Expect a total timeline of six to eight weeks from contract signing to completed installation for a custom spiral staircase Denver project. This breaks down as one to two weeks for preconstruction and site assessment, one to two weeks for shop drawing production and your approval, three to four weeks for fabrication, and one week for finishing and installation. Projects with unusual complexity — multi-level staircases, very large diameters, special material combinations — may take longer. Shops quoting significantly faster timelines on custom work are typically working from semi-standard components rather than fully custom fabrication.
What materials are available for custom spiral staircases in Denver?
Custom spiral staircases can be fabricated in a range of material combinations. The structural elements — center column, tread supports, newel posts — are typically steel for strength and longevity. Tread surfaces can be steel, steel with diamond plate or grip surface, wood in various species and finishes, or glass for feature applications. Railing infill can be steel balusters in any profile, cable, glass panels, or combinations. Finish options include powder coating in any color and sheen, raw steel with clear coat, or custom patina finishes for specific aesthetic effects. The combination is limited only by the budget and the structural requirements of the application.
Is a permit required for spiral staircase installation in Denver?

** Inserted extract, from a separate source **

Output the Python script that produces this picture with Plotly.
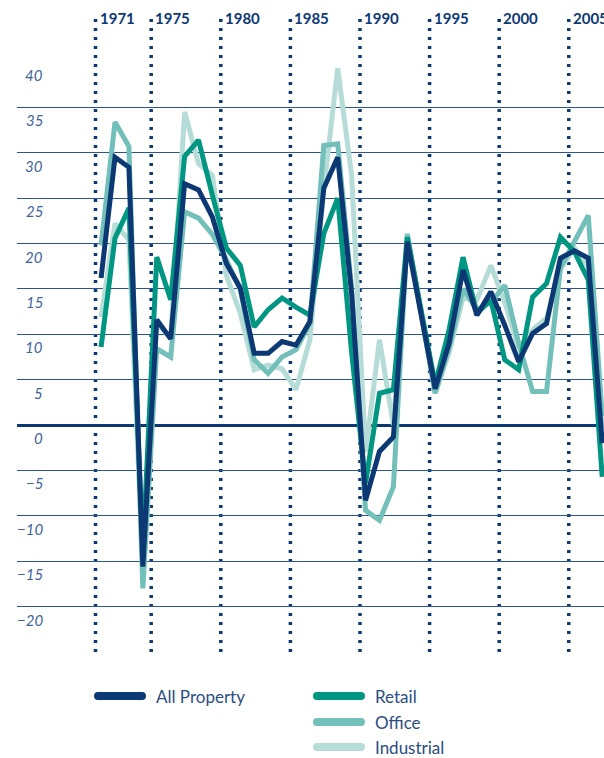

Yes. Spiral staircase installation in Denver requires a building permit. The permit process requires submission of plans showing the staircase design and dimensions, review by the building department for code compliance, and inspection of the completed installation. Unpermitted staircase installation creates problems at home sale — where it shows up in disclosure and inspection — and limits your recourse if problems arise with the installation. Professional fabricators include permit handling as part of their standard process. Any contractor who suggests skipping the permit on a staircase installation is creating a liability for you.